А другой символический поэт, Андрей Белый, восклицает в одном стихотворении: «Рассейся в пространстве, рассейся Россия, Россия моя». Поэты того предреволюционного времени были мистиками, апокалиптиками, они верили в Софию, в новые откровения, но в Христа не верили. Души их были не бронированы, беззащитны, но, может быть, именно поэтому они были открыты к веяниям будущего, восприимчивы к внутренней революции, которой другие не замечали.
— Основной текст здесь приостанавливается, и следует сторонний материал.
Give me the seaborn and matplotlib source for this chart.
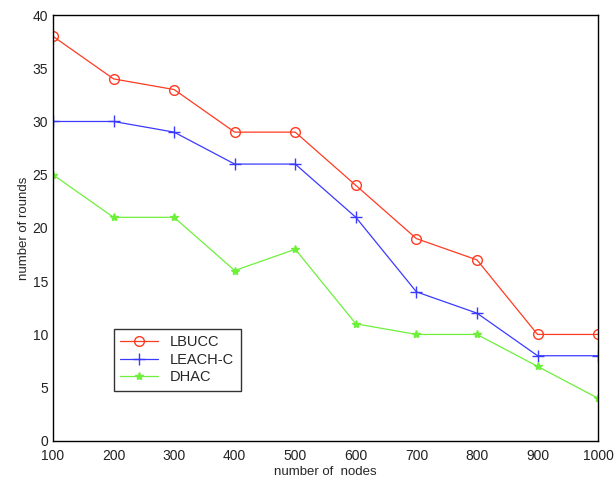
import matplotlib
matplotlib.use('Agg')
import matplotlib.pyplot as plt
import seaborn as sns
import pandas as pd

# data
nodes = [100, 200, 300, 400, 500, 600, 700, 800, 900, 1000]
lbucc = [38, 34, 33, 29, 29, 24, 19, 17, 10, 10]
leach_c = [30, 30, 29, 26, 26, 21, 14, 12, 8, 8]
dhac = [25, 21, 21, 16, 18, 11, 10, 10, 7, 4]
names = ['LBUCC', 'LEACH-C', 'DHAC']

df = pd.DataFrame({
    'nodes': nodes * 3,
    'rounds': lbucc + leach_c + dhac,
    'alg': [n for n in names for _ in nodes],
})

sns.set_style('white')
plt.rcParams['font.family'] = ['Arial', 'Liberation Sans', 'DejaVu Sans']

fig = plt.figure(figsize=(6.16, 4.84), dpi=100)
ax = fig.add_axes([0.086, 0.089, 0.885, 0.880])

colors = {'LBUCC': '#ff3b22', 'LEACH-C': '#3a3aff', 'DHAC': '#6ef03a'}
markers = {'LBUCC': 'o', 'LEACH-C': '+', 'DHAC': '*'}
msize = {'LBUCC': 7, 'LEACH-C': 8, 'DHAC': 6}
for n in names:
    sub = df[df['alg'] == n]
    sns.lineplot(data=sub, x='nodes', y='rounds', ax=ax, color=colors[n],
                 marker=markers[n], markersize=msize[n],
                 markerfacecolor='none' if n == 'LBUCC' else colors[n],
                 markeredgecolor=colors[n], markeredgewidth=1.0,
                 linewidth=0.9, label=n)

ax.set_xlim(100, 1000)
ax.set_ylim(0, 40)
ax.set_xticks(nodes)
ax.set_yticks(range(0, 41, 5))
ax.tick_params(direction='in', length=5, labelsize=10, colors='#222222')
ax.tick_params(axis='x', pad=6)
for s in ax.spines.values():
    s.set_color('black')
    s.set_linewidth(1.0)
ax.set_xlabel('number of  nodes', fontsize=9.5, labelpad=2)
ax.set_ylabel('number of rounds', fontsize=9.5, labelpad=2)

leg = ax.legend(loc='lower left', bbox_to_anchor=(0.098, 0.1), frameon=True,
                fancybox=False, fontsize=10.5, handlelength=2.6,
                borderpad=0.45, labelspacing=0.25)
leg.get_frame().set_edgecolor('black')
leg.get_frame().set_linewidth(1.0)

fig.savefig('out.png', dpi=100)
Русские писатели XIX и XX века чувствовали себя над бездной, они не жили в устойчивом обществе, в крепкой устоявшейся цивилизации. Катастрофическое мироощущение стало характерным для наиболее замечательных и творческих русских людей. Крепкая, устойчивая классическая культура с ее перегородками, дифференциацией разных областей, с ее нормами и с ее духом конечности, боязнью бесконечности, очень неблагоприятна для предчувствий и предвидений. Такого рода культура создает броню для души и закрывает ее для токов, идущих от неведомого грядущего. В России выработалась эсхатологическая душевная структура, обращенная к концу, открытая для грядущего, предчувствующая катастрофы, выработалась особенная мистическая чувствительность. Западная душа была слишком укреплена и замкнута в цивилизации. У нас же все более и более образовывалась предреволюционная атмосфера. Россия XIX и XX века радикально отличается от Московской Руси. Московская Русь имела свой стиль культуры, она была закована в известных формах. Душа еще не пробудилась. Она не пробудилась к мысли, к критике, не познала еще раздвоения. От прикосновения Запада в русской душе произошел настоящий переворот и переворот в совершенно ином направлении, чем путь западной цивилизации. Влияние Запада на Россию было совершенно парадоксально, оно не привило русской душе западные нормы. Наоборот, это влияние раскрыло в русской душе буйные, дионисические, динамические, а иногда и демонические силы. Душа расковалась, и обнаружился динамизм, неведомый допетровской эпохе. Бесконечность стремлений западного фаустовского человека, человека новой истории в России, обнаружилось совсем по-особому, по-своему и это нашло себе гениальное выражение в творчестве Достоевского. Столкнулись Россия бытовая, унаследованная от прошлого, дворянская, купеческая, мещанская, которую поддерживала империя, и Россия интеллигенции, духовно революционная и социально революционная, устремленная в бесконечность, ищущая Града Грядущего. Это столкновение расковало динамические силы, привело к взрывам. В то время как на Западе просвещение и культура создавали какой-то порядок, подчиненный нормам – хотя и относительный, конечно, порядок, – в России просвещение и культура низвергали нормы, уничтожали перегородки, вскрывали революционную динамику. Это отразилось на вершинах русского творчества, у всех русских писателей.